Task | Can you transcribe every entry word for word, skipping the images?

Extracted material |

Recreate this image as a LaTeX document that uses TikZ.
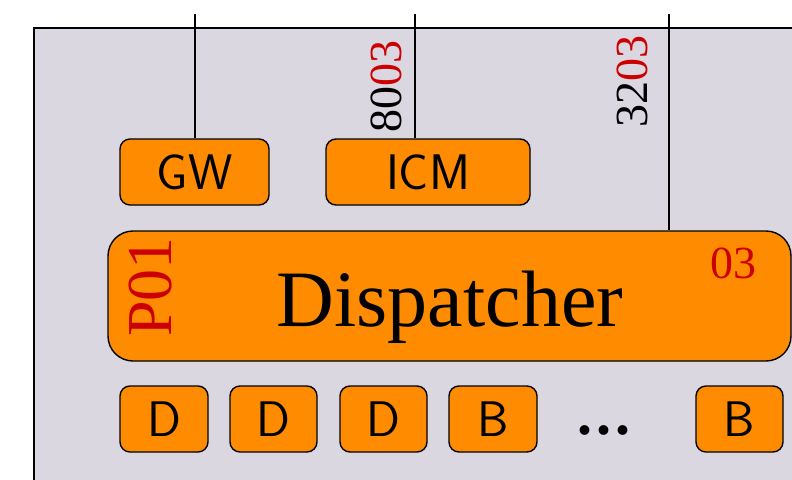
\documentclass[tikz,border=0pt]{standalone}
\usepackage{fontspec}
\newfontfamily\timesf{Liberation Serif}
\definecolor{bgc}{HTML}{DAD7E1}
\definecolor{orng}{HTML}{FF8C00}
\definecolor{redc}{HTML}{CC0000}
\begin{document}
\begin{tikzpicture}[x=1pt,y=-1pt,line width=1.4pt,
  box/.style={draw=black,fill=orng,rounded corners=10pt,inner sep=0pt,
    font=\sffamily\fontsize{50}{50}\selectfont},
  num/.style={font=\timesf\fontsize{46}{46}\selectfont,inner sep=0pt}]
\useasboundingbox (0,0) rectangle (792,479);
\begin{scope}
\clip (0,0) rectangle (792,479);
\draw[fill=bgc] (34,28) rectangle (820,500);
\end{scope}
% top boxes
\node[box,minimum width=149pt,minimum height=66pt] (gw) at (194.5,172) {GW};
\node[box,minimum width=204pt,minimum height=66pt] (icm) at (428,172) {ICM};
% dispatcher
\node[draw=black,fill=orng,rounded corners=25pt,minimum width=683pt,minimum height=130pt,inner sep=0pt] (disp) at (449.5,296) {};
\node[font=\timesf\fontsize{80}{80}\selectfont,inner sep=0pt,anchor=base] (dtext) at (450,326) {Dispatcher};
\node[font=\timesf\fontsize{64}{64}\selectfont,text=redc,rotate=90,inner sep=0pt] (p01) at (151,287) {P01};
\node[num,text=redc] (n03) at (733,263) {03};
% bottom boxes
\foreach \nm/\xa/\xb/\t in {d1/120/208/D,d2/230/317/D,d3/340/427/D,b1/449/537/B,b2/696/783/B}{
  \node[box,minimum width={\xb-\xa},minimum height=66pt] (\nm) at ({(\xa+\xb)/2},419) {\t};
}
\node[font=\timesf\bfseries\fontsize{60}{60}\selectfont,inner sep=0pt,anchor=base] (dots) at (604,434.5) {.\kern4pt.\kern4pt.};
% connectors
\coordinate (t1) at (195,14);
\coordinate (t2) at (415,14);
\coordinate (t3) at (669,14);
\draw (t1) -- (t1 |- gw.north);
\draw (t2) -- (t2 |- icm.north);
\draw (t3) -- (t3 |- disp.north);
% port labels
\node[num,rotate=90] (l1) at (386,86) {80\textcolor{redc}{03}};
\node[num,rotate=90] (l2) at (632,81) {32\textcolor{redc}{03}};
\end{tikzpicture}
\end{document}
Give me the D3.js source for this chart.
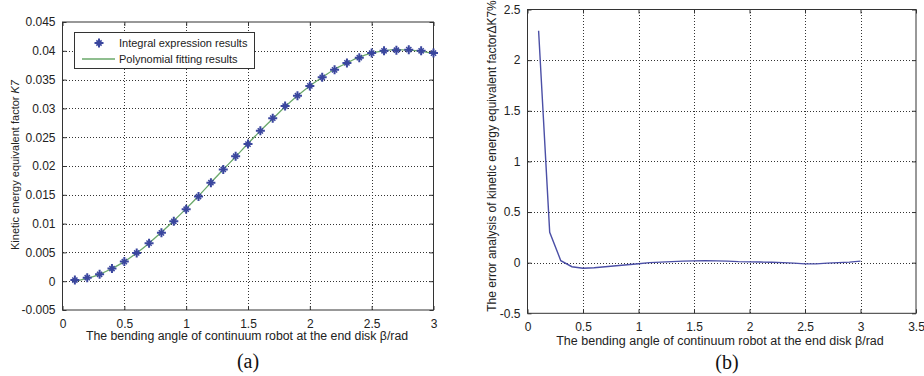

Result of the task |
Recreate this image as a LaTeX document that uses TikZ.
\documentclass[tikz,border=0pt]{standalone}
\usepackage{fontspec}
\newfontfamily\timesf{Liberation Serif}
\definecolor{bgc}{HTML}{DAD7E1}
\definecolor{orng}{HTML}{FF8C00}
\definecolor{redc}{HTML}{CC0000}
\begin{document}
\begin{tikzpicture}[x=1pt,y=-1pt,line width=1.4pt,
  box/.style={draw=black,fill=orng,rounded corners=10pt,inner sep=0pt,
    font=\sffamily\fontsize{50}{50}\selectfont},
  num/.style={font=\timesf\fontsize{46}{46}\selectfont,inner sep=0pt}]
\useasboundingbox (0,0) rectangle (792,479);
\begin{scope}
\clip (0,0) rectangle (792,479);
\draw[fill=bgc] (34,28) rectangle (820,500);
\end{scope}
% top boxes
\node[box,minimum width=149pt,minimum height=66pt] (gw) at (194.5,172) {GW};
\node[box,minimum width=204pt,minimum height=66pt] (icm) at (428,172) {ICM};
% dispatcher
\node[draw=black,fill=orng,rounded corners=25pt,minimum width=683pt,minimum height=130pt,inner sep=0pt] (disp) at (449.5,296) {};
\node[font=\timesf\fontsize{80}{80}\selectfont,inner sep=0pt,anchor=base] (dtext) at (450,326) {Dispatcher};
\node[font=\timesf\fontsize{64}{64}\selectfont,text=redc,rotate=90,inner sep=0pt] (p01) at (151,287) {P01};
\node[num,text=redc] (n03) at (733,263) {03};
% bottom boxes
\foreach \nm/\xa/\xb/\t in {d1/120/208/D,d2/230/317/D,d3/340/427/D,b1/449/537/B,b2/696/783/B}{
  \node[box,minimum width={\xb-\xa},minimum height=66pt] (\nm) at ({(\xa+\xb)/2},419) {\t};
}
\node[font=\timesf\bfseries\fontsize{60}{60}\selectfont,inner sep=0pt,anchor=base] (dots) at (604,434.5) {.\kern4pt.\kern4pt.};
% connectors
\coordinate (t1) at (195,14);
\coordinate (t2) at (415,14);
\coordinate (t3) at (669,14);
\draw (t1) -- (t1 |- gw.north);
\draw (t2) -- (t2 |- icm.north);
\draw (t3) -- (t3 |- disp.north);
% port labels
\node[num,rotate=90] (l1) at (386,86) {80\textcolor{redc}{03}};
\node[num,rotate=90] (l2) at (632,81) {32\textcolor{redc}{03}};
\end{tikzpicture}
\end{document}
Give me the D3.js source for this chart.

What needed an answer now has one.